BY Steve Biko Wafula · January 18, 2026 09:01 am

The damage done to our education ecosystem will completely destroy this country unless we stand up and say enough is enough. Education in Kenya has been quietly, deliberately, and ruthlessly commercialized, and the consequences are no longer theoretical. They are visible in homes strained by endless levies, in parents drowning in debt, and in children reduced from learners into consumers. What was once a public good meant to equalize opportunity has been converted into a private revenue stream that rewards a few while exhausting the many.

The Competency-Based Curriculum was sold to Kenyans as progressive reform. It arrived wrapped in the language of innovation, skills, and global competitiveness. Parents were told their children would be better prepared for life, not exams. Teachers were assured of relevance. Policymakers promised equity. Yet beneath this polished narrative lies a system whose primary engine is not pedagogy, but profit. CBC did not merely reform education; it restructured it into a continuous purchasing cycle.
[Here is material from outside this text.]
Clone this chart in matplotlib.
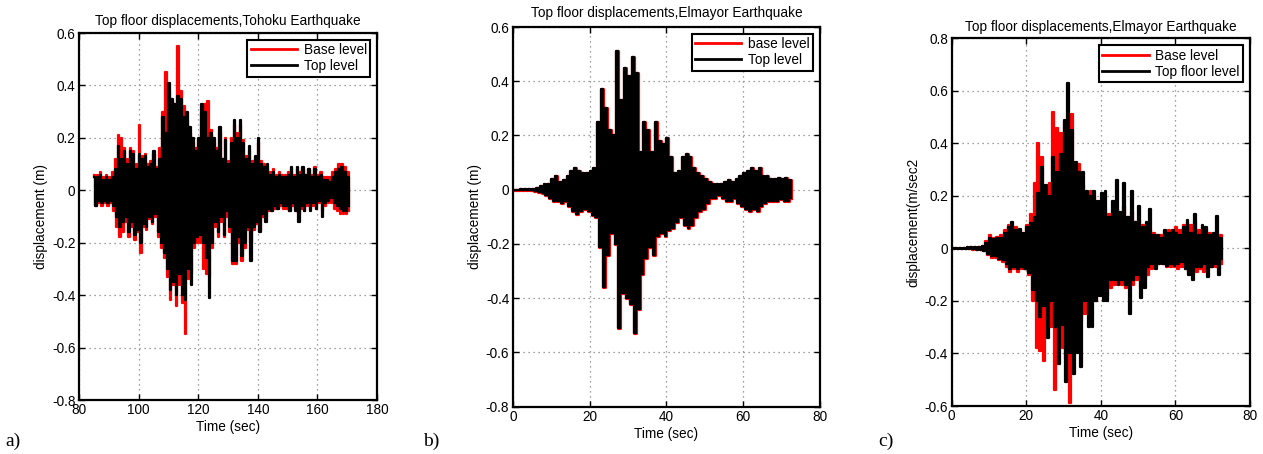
import numpy as np
import matplotlib
matplotlib.use("Agg")
import matplotlib.pyplot as plt
from matplotlib.ticker import FuncFormatter

plt.rcParams['font.family'] = ['Liberation Sans', 'DejaVu Sans']

# ---------------- (a) Tohoku record, 85..170 s, one envelope value per second
t0_a = 85
top_a_up = [0.05, 0.05, 0.06, 0.04, 0.05, 0.04, 0.05, 0.08, 0.17, 0.12,
            0.15, 0.10, 0.15, 0.14, 0.08, 0.14, 0.12, 0.13, 0.09, 0.10,
            0.15, 0.08, 0.12, 0.28, 0.22, 0.41, 0.35, 0.33, 0.36, 0.35,
            0.28, 0.30, 0.24, 0.20, 0.15, 0.20, 0.33, 0.30, 0.20, 0.22,
            0.20, 0.15, 0.24, 0.12, 0.19, 0.10, 0.18, 0.27, 0.20, 0.27,
            0.18, 0.12, 0.17, 0.10, 0.13, 0.20, 0.10, 0.09, 0.10, 0.06,
            0.07, 0.05, 0.06, 0.05, 0.05, 0.06, 0.09, 0.05, 0.09, 0.06,
            0.09, 0.06, 0.08, 0.05, 0.08, 0.05, 0.06, 0.04, 0.04, 0.03,
            0.05, 0.07, 0.08, 0.09, 0.07, 0.05]
top_a_lo = [-0.06, -0.04, -0.05, -0.04, -0.05, -0.04, -0.06, -0.10, -0.14, -0.12,
            -0.10, -0.16, -0.12, -0.17, -0.15, -0.20, -0.13, -0.14, -0.10, -0.12,
            -0.09, -0.16, -0.20, -0.24, -0.30, -0.38, -0.35, -0.40, -0.32, -0.40,
            -0.42, -0.30, -0.36, -0.20, -0.18, -0.17, -0.20, -0.26, -0.41, -0.20,
            -0.12, -0.16, -0.10, -0.17, -0.08, -0.14, -0.27, -0.27, -0.18, -0.25,
            -0.20, -0.14, -0.27, -0.14, -0.12, -0.16, -0.09, -0.12, -0.07, -0.08,
            -0.06, -0.07, -0.05, -0.06, -0.06, -0.08, -0.05, -0.08, -0.12, -0.06,
            -0.08, -0.05, -0.08, -0.05, -0.07, -0.04, -0.10, -0.05, -0.04, -0.03,
            -0.05, -0.06, -0.07, -0.08, -0.08, -0.06]
base_a_up = [0.06, 0.06, 0.07, 0.05, 0.06, 0.05, 0.07, 0.12, 0.21, 0.20,
             0.16, 0.12, 0.16, 0.15, 0.10, 0.25, 0.13, 0.14, 0.10, 0.11,
             0.14, 0.09, 0.16, 0.30, 0.45, 0.38, 0.34, 0.30, 0.55, 0.38,
             0.32, 0.27, 0.22, 0.18, 0.16, 0.19, 0.30, 0.33, 0.34, 0.23,
             0.18, 0.16, 0.22, 0.12, 0.20, 0.11, 0.20, 0.25, 0.22, 0.25,
             0.19, 0.13, 0.15, 0.11, 0.12, 0.18, 0.11, 0.10, 0.09, 0.07,
             0.08, 0.06, 0.07, 0.06, 0.06, 0.07, 0.08, 0.06, 0.08, 0.07,
             0.08, 0.06, 0.08, 0.06, 0.09, 0.06, 0.07, 0.05, 0.05, 0.05,
             0.07, 0.08, 0.10, 0.10, 0.09, 0.07]
base_a_lo = [-0.06, -0.05, -0.06, -0.05, -0.06, -0.05, -0.08, -0.14, -0.18, -0.16,
             -0.12, -0.18, -0.14, -0.19, -0.16, -0.24, -0.14, -0.15, -0.11, -0.13,
             -0.10, -0.18, -0.22, -0.26, -0.33, -0.42, -0.36, -0.44, -0.36, -0.43,
             -0.55, -0.34, -0.32, -0.22, -0.20, -0.20, -0.30, -0.32, -0.33, -0.22,
             -0.14, -0.18, -0.12, -0.18, -0.10, -0.16, -0.28, -0.28, -0.20, -0.27,
             -0.22, -0.15, -0.20, -0.15, -0.13, -0.15, -0.10, -0.11, -0.08, -0.08,
             -0.07, -0.07, -0.06, -0.07, -0.07, -0.08, -0.06, -0.07, -0.09, -0.07,
             -0.08, -0.06, -0.07, -0.06, -0.07, -0.05, -0.08, -0.06, -0.05, -0.05,
             -0.07, -0.08, -0.09, -0.09, -0.09, -0.08]

# ---------------- (b) El Mayor record, 0..72 s (base and top coincide)
t0_b = 0
top_b_up = [0.0, 0.0, 0.001, 0.002, 0.002, 0.004, 0.008, 0.012, 0.02, 0.02,
            0.04, 0.05, 0.03, 0.035, 0.05, 0.07, 0.08, 0.07, 0.06, 0.06,
            0.07, 0.08, 0.25, 0.37, 0.30, 0.22, 0.20, 0.51, 0.33, 0.45,
            0.42, 0.49, 0.43, 0.14, 0.25, 0.22, 0.14, 0.25, 0.18, 0.17,
            0.19, 0.12, 0.06, 0.07, 0.12, 0.13, 0.12, 0.08, 0.06, 0.05,
            0.04, 0.03, 0.02, 0.02, 0.02, 0.03, 0.035, 0.03, 0.04, 0.05,
            0.06, 0.07, 0.08, 0.07, 0.08, 0.05, 0.05, 0.04, 0.04, 0.045,
            0.04, 0.045, 0.035]
top_b_lo = [0.0, 0.0, -0.001, -0.002, -0.002, -0.004, -0.008, -0.012, -0.02, -0.03,
            -0.04, -0.04, -0.05, -0.04, -0.06, -0.08, -0.09, -0.08, -0.07, -0.08,
            -0.095, -0.10, -0.21, -0.36, -0.24, -0.16, -0.20, -0.51, -0.38, -0.40,
            -0.42, -0.53, -0.44, -0.31, -0.25, -0.21, -0.24, -0.17, -0.16, -0.17,
            -0.15, -0.14, -0.12, -0.10, -0.13, -0.14, -0.13, -0.10, -0.08, -0.07,
            -0.05, -0.03, -0.03, -0.02, -0.03, -0.04, -0.04, -0.03, -0.05, -0.06,
            -0.07, -0.08, -0.07, -0.08, -0.06, -0.05, -0.04, -0.04, -0.04, -0.035,
            -0.04, -0.04, -0.03]
base_b_up = top_b_up
base_b_lo = top_b_lo

# ---------------- (c) El Mayor record, 0..72 s
t0_c = 0
top_c_up = [0.002, 0.002, 0.003, 0.003, 0.004, 0.004, 0.005, 0.006, 0.008, 0.02,
            0.04, 0.035, 0.04, 0.04, 0.06, 0.08, 0.10, 0.07, 0.075, 0.06,
            0.08, 0.095, 0.12, 0.21, 0.31, 0.24, 0.20, 0.35, 0.29, 0.36,
            0.49, 0.63, 0.45, 0.33, 0.29, 0.29, 0.22, 0.20, 0.22, 0.18,
            0.21, 0.22, 0.12, 0.18, 0.26, 0.14, 0.25, 0.12, 0.22, 0.10,
            0.16, 0.08, 0.10, 0.15, 0.05, 0.05, 0.04, 0.07, 0.06, 0.07,
            0.06, 0.05, 0.08, 0.11, 0.06, 0.13, 0.05, 0.09, 0.08, 0.05,
            0.06, 0.125, 0.04]
top_c_lo = [-0.002, -0.002, -0.003, -0.003, -0.004, -0.004, -0.005, -0.006, -0.008, -0.02,
            -0.03, -0.03, -0.04, -0.045, -0.06, -0.08, -0.07, -0.08, -0.07, -0.08,
            -0.095, -0.16, -0.20, -0.26, -0.22, -0.34, -0.20, -0.30, -0.44, -0.29,
            -0.51, -0.40, -0.48, -0.40, -0.45, -0.20, -0.30, -0.30, -0.20, -0.18,
            -0.20, -0.20, -0.12, -0.12, -0.14, -0.12, -0.14, -0.25, -0.12, -0.10,
            -0.19, -0.15, -0.07, -0.06, -0.08, -0.06, -0.06, -0.065, -0.06, -0.065,
            -0.06, -0.05, -0.08, -0.10, -0.12, -0.07, -0.07, -0.06, -0.11, -0.07,
            -0.06, -0.10, -0.04]
base_c_up = [0.002, 0.002, 0.003, 0.003, 0.004, 0.005, 0.006, 0.007, 0.01, 0.03,
             0.05, 0.04, 0.045, 0.05, 0.07, 0.09, 0.09, 0.08, 0.07, 0.06,
             0.09, 0.13, 0.25, 0.40, 0.35, 0.22, 0.25, 0.52, 0.46, 0.44,
             0.48, 0.35, 0.51, 0.32, 0.32, 0.24, 0.20, 0.22, 0.20, 0.17,
             0.18, 0.15, 0.13, 0.14, 0.15, 0.13, 0.16, 0.12, 0.14, 0.10,
             0.11, 0.09, 0.08, 0.07, 0.06, 0.05, 0.05, 0.06, 0.07, 0.06,
             0.08, 0.07, 0.09, 0.10, 0.09, 0.10, 0.07, 0.08, 0.07, 0.06,
             0.05, 0.06, 0.05]
base_c_lo = [-0.002, -0.002, -0.003, -0.003, -0.004, -0.005, -0.006, -0.007, -0.01, -0.025,
             -0.035, -0.035, -0.045, -0.05, -0.07, -0.09, -0.08, -0.09, -0.08, -0.08,
             -0.10, -0.20, -0.38, -0.39, -0.43, -0.25, -0.30, -0.54, -0.33, -0.38,
             -0.42, -0.59, -0.40, -0.30, -0.28, -0.25, -0.20, -0.18, -0.20, -0.17,
             -0.19, -0.18, -0.15, -0.14, -0.13, -0.14, -0.15, -0.13, -0.14, -0.12,
             -0.15, -0.12, -0.10, -0.08, -0.07, -0.06, -0.06, -0.07, -0.07, -0.07,
             -0.08, -0.07, -0.08, -0.09, -0.10, -0.09, -0.08, -0.09, -0.08, -0.07,
             -0.07, -0.08, -0.06]

titles = ["Top floor displacements,Tohoku Earthquake",
          "Top floor displacements,Elmayor Earthquake",
          "Top floor displacements,Elmayor Earthquake"]
ylabels = ["displacement (m)", "displacement (m)", "displacement(m/sec2"]
legend_labels = [("Base level", "Top level"),
                 ("base level", "Top level"),
                 ("Base level", "Top floor level")]
panel_tags = ["a)", "b)", "c)"]
xlims = [(80, 180), (0, 80), (0, 80)]
xticks = [[80, 100, 120, 140, 160, 180], [0, 20, 40, 60, 80], [0, 20, 40, 60, 80]]
ylims = [(-0.8, 0.6), (-0.8, 0.6), (-0.6, 0.8)]
yticks = [[-0.8, -0.6, -0.4, -0.2, 0, 0.2, 0.4, 0.6],
          [-0.8, -0.6, -0.4, -0.2, 0, 0.2, 0.4, 0.6],
          [-0.6, -0.4, -0.2, 0, 0.2, 0.4, 0.6, 0.8]]


def trace(t0, up, lo):
    """Alternate each second's positive and negative swing into one record."""
    n = len(up)
    t = np.repeat(t0 + np.arange(n, dtype=float), 2)
    t[1::2] += 0.5
    y = np.empty(2 * n)
    y[0::2] = up
    y[1::2] = lo
    return t, y


series = [
    (t0_a, base_a_up, base_a_lo, top_a_up, top_a_lo),
    (t0_b, base_b_up, base_b_lo, top_b_up, top_b_lo),
    (t0_c, base_c_up, base_c_lo, top_c_up, top_c_lo),
]

fig = plt.figure(figsize=(12.63, 4.54), dpi=100)
rects = [[0.0625, 0.1189, 0.2360, 0.8084],
         [0.4060, 0.1042, 0.2433, 0.8363],
         [0.7535, 0.1057, 0.2362, 0.8099]]
title_pads = [6, 7, 5]
tag_pos = [(0.004, 0.018), (0.335, 0.018), (0.695, 0.018)]
FS = 9.8

fmt = FuncFormatter(lambda v, p: "%g" % round(v, 2))

for i, rect in enumerate(rects):
    ax = fig.add_axes(rect)
    t0, bu, bl, tu, tl = series[i]
    tb, yb = trace(t0, bu, bl)
    tt, yt = trace(t0, tu, tl)
    red_lw = 2.3 if i == 1 else 1.6
    ax.plot(tb, yb, color="#ff0000", lw=red_lw, drawstyle="steps-post",
            label=legend_labels[i][0])
    ax.plot(tt, yt, color="black", lw=1.6, drawstyle="steps-post",
            label=legend_labels[i][1])

    ax.set_xlim(*xlims[i])
    ax.set_ylim(*ylims[i])
    ax.set_xticks(xticks[i])
    ax.set_yticks(yticks[i])
    ax.xaxis.set_major_formatter(fmt)
    ax.yaxis.set_major_formatter(fmt)
    ax.grid(True, linestyle=(0, (1, 3)), color="#808080", lw=0.9)
    ax.tick_params(direction="in", top=True, right=True, length=4, width=1.0,
                   labelsize=FS, pad=2.5)
    for sp in ax.spines.values():
        sp.set_linewidth(1.6)
    ax.set_title(titles[i], fontsize=FS, pad=title_pads[i])
    ax.set_xlabel("Time (sec)", fontsize=FS, labelpad=2)
    ax.set_ylabel(ylabels[i], fontsize=FS, labelpad=3)

    leg = ax.legend(loc="upper right", fontsize=FS, fancybox=False,
                    framealpha=1, edgecolor="black", handlelength=3.4,
                    borderaxespad=0.5, borderpad=0.25, labelspacing=0.15,
                    handletextpad=0.5)
    leg.get_frame().set_linewidth(1.5)
    for ln in leg.get_lines():
        ln.set_linewidth(2.0)

    fig.text(tag_pos[i][0], tag_pos[i][1], panel_tags[i], fontsize=14,
             family=["Liberation Serif", "DejaVu Serif"], ha="left", va="baseline")

fig.savefig("out.png", dpi=100)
Under CBC, learning is no longer centered on the classroom alone. It spills into the home, the shop, the printer, the cybercafé, and the bookshop. Parents are now expected to fund projects, source materials, print assignments, and supervise deliverables that resemble unpaid labor rather than childhood learning. Education has shifted costs from the state to households, quietly absolving government of its constitutional duty while presenting the bill to parents.

This shift did not happen by accident. A curriculum that requires constant materials, frequent assessments, and customized content is fertile ground for commercial exploitation. Every grade becomes a market. Every term creates demand. Every child represents recurring revenue. Book publishers thrive on endless revisions, new editions, and supplementary materials that are suddenly “essential.” Printers benefit from the flood of worksheets, rubrics, and portfolios. Officials sit at the center, approving, endorsing, and standardizing consumption.
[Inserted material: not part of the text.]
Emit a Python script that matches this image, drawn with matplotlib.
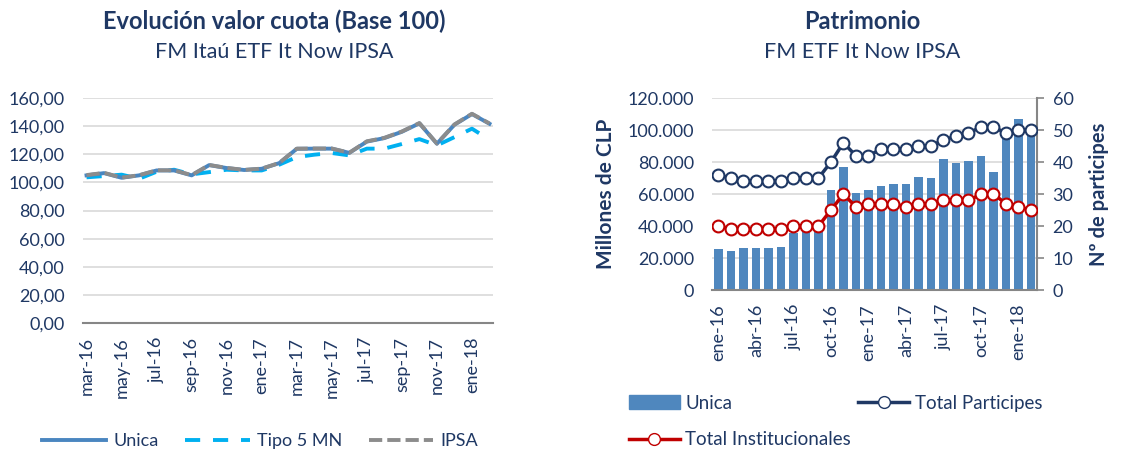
import matplotlib.pyplot as plt
from matplotlib.patches import Patch
from matplotlib.lines import Line2D
from matplotlib.ticker import FuncFormatter

# Evolucion valor cuota (mar-16 .. feb-18)
months_left = [
    "mar-16", "abr-16", "may-16", "jun-16", "jul-16", "ago-16",
    "sep-16", "oct-16", "nov-16", "dic-16", "ene-17", "feb-17",
    "mar-17", "abr-17", "may-17", "jun-17", "jul-17", "ago-17",
    "sep-17", "oct-17", "nov-17", "dic-17", "ene-18", "feb-18",
]
unica = [105.0, 106.6, 103.3, 105.0, 108.5, 108.5, 105.0, 112.3, 110.2, 108.8, 109.7, 113.7,
         123.9, 124.0, 124.0, 121.0, 129.0, 131.5, 136.0, 142.0, 127.5, 141.0, 148.6, 141.7]
tipo5 = [103.6, 104.5, 105.5, 102.6, 107.6, 109.0, 105.7, 107.3, 109.0, 108.5, 108.5, 112.6,
         118.0, 119.7, 120.9, 119.2, 124.0, 124.0, 127.3, 130.8, 126.3, 132.2, 138.2, 130.3]
ipsa = [105.2, 106.8, 103.4, 105.1, 108.6, 108.6, 105.2, 112.4, 110.3, 108.9, 109.8, 113.8,
        124.0, 124.1, 124.1, 121.1, 129.2, 131.7, 136.2, 142.2, 127.6, 141.2, 148.8, 141.9]

# Patrimonio (ene-16 .. feb-18)
months_right = [
    "ene-16", "feb-16", "mar-16", "abr-16", "may-16", "jun-16", "jul-16",
    "ago-16", "sep-16", "oct-16", "nov-16", "dic-16", "ene-17", "feb-17",
    "mar-17", "abr-17", "may-17", "jun-17", "jul-17", "ago-17", "sep-17",
    "oct-17", "nov-17", "dic-17", "ene-18", "feb-18",
]
patrimonio = [25500, 24600, 26300, 26300, 26300, 26700, 35500, 37200, 38000, 62400, 77000, 60800, 62400,
              65100, 66000, 66000, 70400, 70000, 82000, 79700, 80400, 83500, 73900, 95500, 106900, 98500]
total_participes = [36, 35, 34, 34, 34, 34, 35, 35, 35, 40, 46, 42, 42,
                    44, 44, 44, 45, 45, 47, 48, 49, 51, 51, 49, 50, 50]
total_institucionales = [20, 19, 19, 19, 19, 19, 20, 20, 20, 25, 30, 26, 27,
                         27, 27, 26, 27, 27, 28, 28, 28, 30, 30, 27, 26, 25]

navy = "#1f3864"
grid_c = "#d9d9d9"
bar_c = "#4f87be"
plt.rcParams["font.family"] = ["Lato", "DejaVu Sans"]

fig = plt.figure(figsize=(11.25, 4.54), dpi=100)

# ---------------- left chart ----------------
ax1 = fig.add_axes([0.0738, 0.2885, 0.3644, 0.4956])
x1 = range(len(months_left))
ax1.plot(x1, unica, color="#4a86c0", lw=2.8, label="Unica", zorder=3)
ax1.plot(x1, tipo5, color="#00b0f0", lw=2.8, ls=(0, (3.9, 3.3)), label="Tipo 5 MN", zorder=2)
ax1.plot(x1, ipsa, color="#8c8c8c", lw=2.8, ls=(0, (3.4, 1.3)), label="IPSA", zorder=4)
ax1.set_ylim(0, 160)
ax1.set_xlim(-0.2, len(months_left) - 0.8)
ax1.set_yticks(range(0, 161, 20))
ax1.yaxis.set_major_formatter(FuncFormatter(lambda v, p: f"{v:.2f}".replace(".", ",")))
ax1.set_xticks(list(x1)[::2])
ax1.set_xticklabels(months_left[::2], rotation=90)
ax1.grid(axis="y", color=grid_c, lw=1.2)
ax1.set_axisbelow(True)
for s in ["top", "right", "left"]:
    ax1.spines[s].set_visible(False)
ax1.spines["bottom"].set_color("#868686")
ax1.spines["bottom"].set_linewidth(1.5)
ax1.tick_params(length=0, colors=navy, labelsize=13)
ax1.tick_params(axis="y", pad=13)
ax1.tick_params(axis="x", pad=10)
fig.text(0.244, 0.952, "Evolución valor cuota (Base 100)", ha="center", va="center",
         fontsize=17, fontweight="bold", color=navy)
fig.text(0.244, 0.885, "FM Itaú ETF It Now IPSA", ha="center", va="center", fontsize=15.5, color=navy)
fig.legend(handles=ax1.get_lines(), loc="center", bbox_to_anchor=(0.231, 0.029), ncol=3,
           frameon=False, fontsize=13, handlelength=3.55, columnspacing=1.5, handletextpad=0.4,
           labelcolor=navy)

# ---------------- right chart ----------------
ax2 = fig.add_axes([0.633, 0.361, 0.289, 0.423])
x2 = range(len(months_right))
ax2.bar(x2, patrimonio, width=0.68, color=bar_c, zorder=2)
ax2.set_ylim(0, 120000)
ax2.set_xlim(-0.5, len(months_right) - 0.5)
ax2.set_yticks(range(0, 120001, 20000))
ax2.yaxis.set_major_formatter(FuncFormatter(lambda v, p: f"{int(v):,}".replace(",", ".")))
ax2.set_xticks(list(x2)[::3])
ax2.set_xticklabels(months_right[::3], rotation=90)
ax2.grid(axis="y", color=grid_c, lw=1.2)
ax2.set_axisbelow(True)
for s in ["top", "right", "left"]:
    ax2.spines[s].set_visible(False)
ax2.spines["bottom"].set_color("#868686")
ax2.spines["bottom"].set_linewidth(1.5)
ax2.tick_params(length=0, colors=navy, labelsize=13)
ax2.tick_params(axis="y", pad=13)
ax2.tick_params(axis="x", pad=10)
ax2.set_ylabel("Millones de CLP", fontsize=15, fontweight="bold", color=navy, labelpad=8)

ax3 = ax2.twinx()
ax3.plot(x2, total_participes, color=navy, lw=2.5, marker="o", ms=8.5,
         mfc="white", mec=navy, mew=1.5, zorder=3)
ax3.plot(x2, total_institucionales, color="#c00000", lw=2.5, marker="o", ms=8.5,
         mfc="white", mec="#c00000", mew=1.5, zorder=3)
ax3.set_ylim(0, 60)
ax3.set_yticks(range(0, 61, 10))
for s in ["top", "left", "bottom"]:
    ax3.spines[s].set_visible(False)
ax3.spines["right"].set_color("#868686")
ax3.spines["right"].set_linewidth(1.5)
ax3.tick_params(axis="y", length=5, color="#868686", width=1.2, labelcolor=navy, labelsize=13, pad=6)
ax3.set_ylabel("Nº de participes", fontsize=14.5, fontweight="bold", color=navy, labelpad=11)

fig.text(0.766, 0.952, "Patrimonio", ha="center", va="center",
         fontsize=17, fontweight="bold", color=navy)
fig.text(0.766, 0.885, "FM ETF It Now IPSA", ha="center", va="center", fontsize=15.5, color=navy)

handles = [
    Patch(color=bar_c, label="Unica"),
    Line2D([], [], color="#c00000", lw=2.5, marker="o", ms=8.5, mfc="white", mec="#c00000",
           label="Total Institucionales"),
    Line2D([], [], color=navy, lw=2.5, marker="o", ms=8.5, mfc="white", mec=navy,
           label="Total Participes"),
]
fig.legend(handles=handles, loc="upper left", bbox_to_anchor=(0.544, 0.168), ncol=2,
           frameon=False, fontsize=13.5, handlelength=2.7, columnspacing=0.4, handletextpad=0.3,
           labelcolor=navy, labelspacing=1.05)

fig.savefig("out.png", dpi=100)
The irony is painful. CBC claims to reduce exam pressure, yet it multiplies financial pressure. It claims inclusivity, yet it entrenches inequality. A child in a well-off household completes projects with ease, guided by educated parents, reliable internet, and unlimited printing. A child in a low-income household struggles, not due to lack of intelligence, but due to lack of money. The curriculum rewards purchasing power more than potential.

Read Also: CBC: The Most Expensive Education Scam Ever Sold to Kenyan Parents

Education has become performative. Parents are judged by the quality of materials their children present. Teachers are overwhelmed by administrative compliance rather than inspired by instruction. Children learn early that success is tied to what can be bought, not what can be understood. This is not education reform; it is social engineering that normalizes inequality from childhood.

The greatest beneficiaries of this system are not learners. They are not teachers. They are not parents. They are a small ecosystem of insiders who understand that curriculum design controls cash flow. When learning outcomes are tied to consumables, approvals become power. When approvals become power, corruption becomes inevitable. The distance between policy and profiteering collapses.

Public participation in education reform has been largely symbolic. Parents were informed, not consulted. Teachers were trained, not heard. Concerns were dismissed as resistance to change. Yet what Kenyans are resisting is not progress; it is exploitation. No nation can sustain an education system that assumes parents are endlessly solvent, endlessly available, and endlessly compliant.

CBC has also quietly transferred the role of teacher to the parent without compensation, training, or consent. Homes have become classrooms, parents have become instructors, and evenings have become assessment periods. This may sound collaborative in theory, but in practice it is punitive. It punishes working parents, single parents, and low-income households who cannot meet these demands without sacrifice.

The commercialization extends beyond materials into time itself. Childhood is being structured around deliverables, not discovery. Play is reframed as productivity. Creativity is graded. Curiosity is packaged. The child is no longer a learner but a project manager, and the parent becomes the financier behind the scenes.

Defenders of CBC often argue that change is uncomfortable and that reform takes time. This argument collapses when discomfort is consistently borne by the same people. Reform that enriches suppliers while impoverishing families is not reform; it is extraction. Time will not fix a system designed to monetize participation rather than nurture learning.

Kenya’s Constitution is clear: basic education is a right, not a product. Rights cannot be outsourced to markets without consequence. When access to quality education depends on disposable income, the state has abdicated its responsibility. CBC, as currently implemented, contradicts both the letter and spirit of constitutional guarantees.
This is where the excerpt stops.